Monthly Update: The Kauai team logged 233 seal sightings this month. This included 29 individually identified seals.

  • January: 233
  • December: 267
  • November: 168
  • October: 229
  • September: 251
  • August: 213
  • July: 286
  • June: 218
  • May: 209
  • April: 155
  • March: 137
  • February: 119
  • January: 125


·       Several seals have large fresh cookie cutter shark bites in critical locations. The team is closely monitoring these seals as their wounds are healing.

·       Received reports of two more incidents of large pit bulls chasing seals into the water at Maha’ulepu. No observed contact was made in either case.

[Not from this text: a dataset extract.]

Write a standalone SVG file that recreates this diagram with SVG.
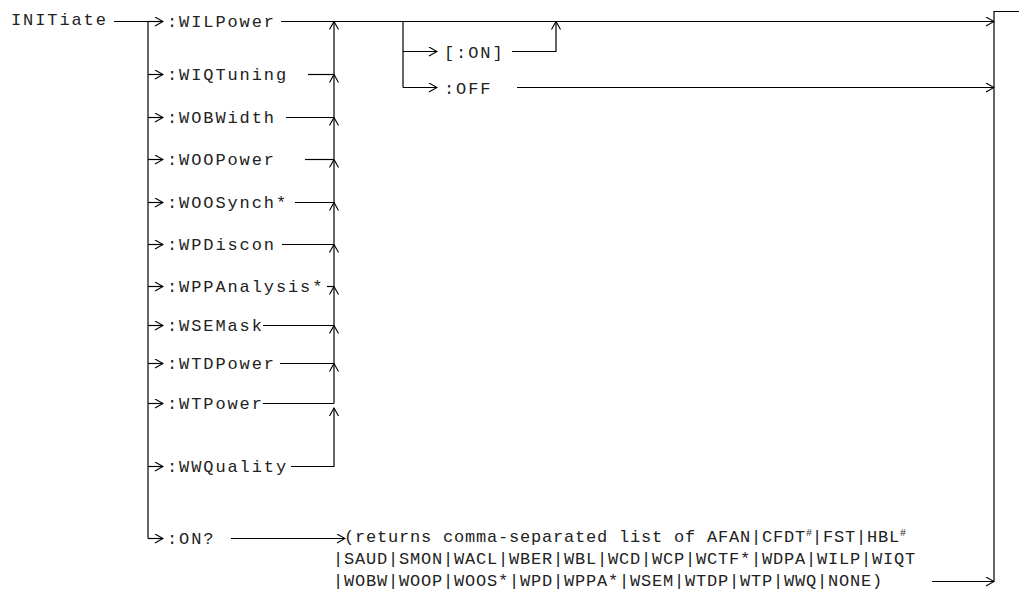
<svg xmlns="http://www.w3.org/2000/svg" width="1019" height="590" viewBox="0 0 1019 590">
<style>
.t{font-family:"Liberation Mono","DejaVu Sans Mono",monospace;font-size:17px;fill:#222;letter-spacing:1.9px}
.b{font-family:"Liberation Mono","DejaVu Sans Mono",monospace;font-size:17px;fill:#222;letter-spacing:0.8px}
.sup{font-size:10px;letter-spacing:0}
.c line,.c path,.c polyline{stroke:#000;stroke-width:1.2;fill:none}
.a{marker-end:url(#ar)}
</style>
<defs>
<marker id="ar" markerUnits="userSpaceOnUse" markerWidth="10" markerHeight="10" refX="9" refY="5" orient="auto" viewBox="0 0 10 10">
<path d="M1,0.5 L9,5 L1,9.5" fill="none" stroke="#000" stroke-width="1.1"/>
</marker>
</defs>
<rect width="1019" height="590" fill="#fff"/>

<g id="initiate"><text class="t" x="11" y="25">INITiate</text></g>
<g id="wilpower"><text class="t" x="167" y="27">:WILPower</text></g>
<g id="wiqtuning"><text class="t" x="167" y="80">:WIQTuning</text></g>
<g id="wobwidth"><text class="t" x="167" y="123">:WOBWidth</text></g>
<g id="woopower"><text class="t" x="167" y="165">:WOOPower</text></g>
<g id="woosynch"><text class="t" x="167" y="208">:WOOSynch*</text></g>
<g id="wpdiscon"><text class="t" x="167" y="250">:WPDiscon</text></g>
<g id="wppanalysis"><text class="t" x="167" y="292">:WPPAnalysis*</text></g>
<g id="wsemask"><text class="t" x="167" y="331">:WSEMask</text></g>
<g id="wtdpower"><text class="t" x="167" y="369">:WTDPower</text></g>
<g id="wtpower"><text class="t" x="167" y="409">:WTPower</text></g>
<g id="wwquality"><text class="t" x="167" y="472">:WWQuality</text></g>
<g id="on-query"><text class="t" x="167" y="544">:ON?</text></g>
<g id="on"><text class="t" x="444" y="58">[:ON]</text></g>
<g id="off"><text class="t" x="444" y="94">:OFF</text></g>
<g id="returns">
<text class="b" x="344" y="542">(returns comma-separated list of AFAN|CFDT<tspan class="sup" dy="-6">#</tspan><tspan dy="6">|FST|HBL</tspan><tspan class="sup" dy="-6">#</tspan></text>
<text class="b" x="333" y="564">|SAUD|SMON|WACL|WBER|WBL|WCD|WCP|WCTF*|WDPA|WILP|WIQT</text>
<text class="b" x="333" y="586">|WOBW|WOOP|WOOS*|WPD|WPPA*|WSEM|WTDP|WTP|WWQ|NONE)</text>
</g>

<g id="connectors" class="c">
<line x1="114" y1="21.5" x2="148" y2="21.5"/>
<line x1="148" y1="21.5" x2="148" y2="538.5"/>
<line class="a" x1="148" y1="21.5" x2="163" y2="21.5"/>
<line class="a" x1="148" y1="74.5" x2="163" y2="74.5"/>
<line class="a" x1="148" y1="117.5" x2="163" y2="117.5"/>
<line class="a" x1="148" y1="159.5" x2="163" y2="159.5"/>
<line class="a" x1="148" y1="202.5" x2="163" y2="202.5"/>
<line class="a" x1="148" y1="244.5" x2="163" y2="244.5"/>
<line class="a" x1="148" y1="286.5" x2="163" y2="286.5"/>
<line class="a" x1="148" y1="325.5" x2="163" y2="325.5"/>
<line class="a" x1="148" y1="363.5" x2="163" y2="363.5"/>
<line class="a" x1="148" y1="403.5" x2="163" y2="403.5"/>
<line class="a" x1="148" y1="466.5" x2="163" y2="466.5"/>
<line class="a" x1="148" y1="538.5" x2="163" y2="538.5"/>

<line class="a" x1="281" y1="21.5" x2="994" y2="21.5"/>
<line x1="308" y1="74.5" x2="334" y2="74.5"/>
<line x1="286" y1="117.5" x2="334" y2="117.5"/>
<line x1="305" y1="159.5" x2="334" y2="159.5"/>
<line x1="295" y1="202.5" x2="334" y2="202.5"/>
<line x1="282" y1="244.5" x2="334" y2="244.5"/>
<line x1="327" y1="286.5" x2="334" y2="286.5"/>
<line x1="263" y1="325.5" x2="334" y2="325.5"/>
<line x1="280" y1="363.5" x2="334" y2="363.5"/>
<line x1="263" y1="403.5" x2="334" y2="403.5"/>
<polyline points="291,466.5 334,466.5 334,408" class="a"/>

<line class="a" x1="334" y1="74.5" x2="334" y2="21.5"/>
<line class="a" x1="334" y1="117.5" x2="334" y2="74.5"/>
<line class="a" x1="334" y1="159.5" x2="334" y2="117.5"/>
<line class="a" x1="334" y1="202.5" x2="334" y2="159.5"/>
<line class="a" x1="334" y1="244.5" x2="334" y2="202.5"/>
<line class="a" x1="334" y1="286.5" x2="334" y2="244.5"/>
<line class="a" x1="334" y1="325.5" x2="334" y2="286.5"/>
<line class="a" x1="334" y1="363.5" x2="334" y2="325.5"/>
<line class="a" x1="334" y1="403.5" x2="334" y2="363.5"/>

<line x1="403" y1="21.5" x2="403" y2="87.5"/>
<line class="a" x1="403" y1="51.5" x2="437" y2="51.5"/>
<line class="a" x1="403" y1="87.5" x2="437" y2="87.5"/>
<polyline class="a" points="512,51.5 556,51.5 556,21.5"/>
<line class="a" x1="517" y1="87.5" x2="994" y2="87.5"/>

<line class="a" x1="231" y1="538.5" x2="345" y2="538.5"/>
<line class="a" x1="932" y1="581.5" x2="994" y2="581.5"/>
<polyline points="1019,11.5 994,11.5 994,581.5"/>
</g>
</svg>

·       No seals have been sighted with injuries of abscesses consistent with the dog attack report we received last month. Here is the previous report: A large dog attacked an unknown seal at Tunnels (Makua) Beach. The public reported the attack to the hotline, and the owner of the dog self-reported to DOCARE. The dog accidentally got away from the owner and attacked the seal, biting and holding onto the seal as the seal entered the water. The dog did not release and was pulled underwater until the owner got into the water and pulled the dog off the seal. The dog sustained minor bite injuries. It is unknown if the seal was injured. Based on conversations with the dog owner, the seal was likely 200-300 pounds and a subadult or adult. The owner provided vet vaccination records to DOCARE and expressed significant remorse; therefore no citation was issued by DOCARE, just a verbal warning.

·       The Juvenile female R2XW completed a protracted molt at Glass Beach near Hanapepe and has recovered body condition.



·       Currently, volunteers are dispatched for hauled out monk seal reports to post signs, assess and ID the seal, collect routine data, and then depart the area. Outreach/education should be as minimal as possible to reduce COVID exposure risk. For busy locations, a spot check schedule will be established. This technique has proven effective and will continue until further notice. 

·       Per state rules, all DLNR volunteers are required to be vaccinated.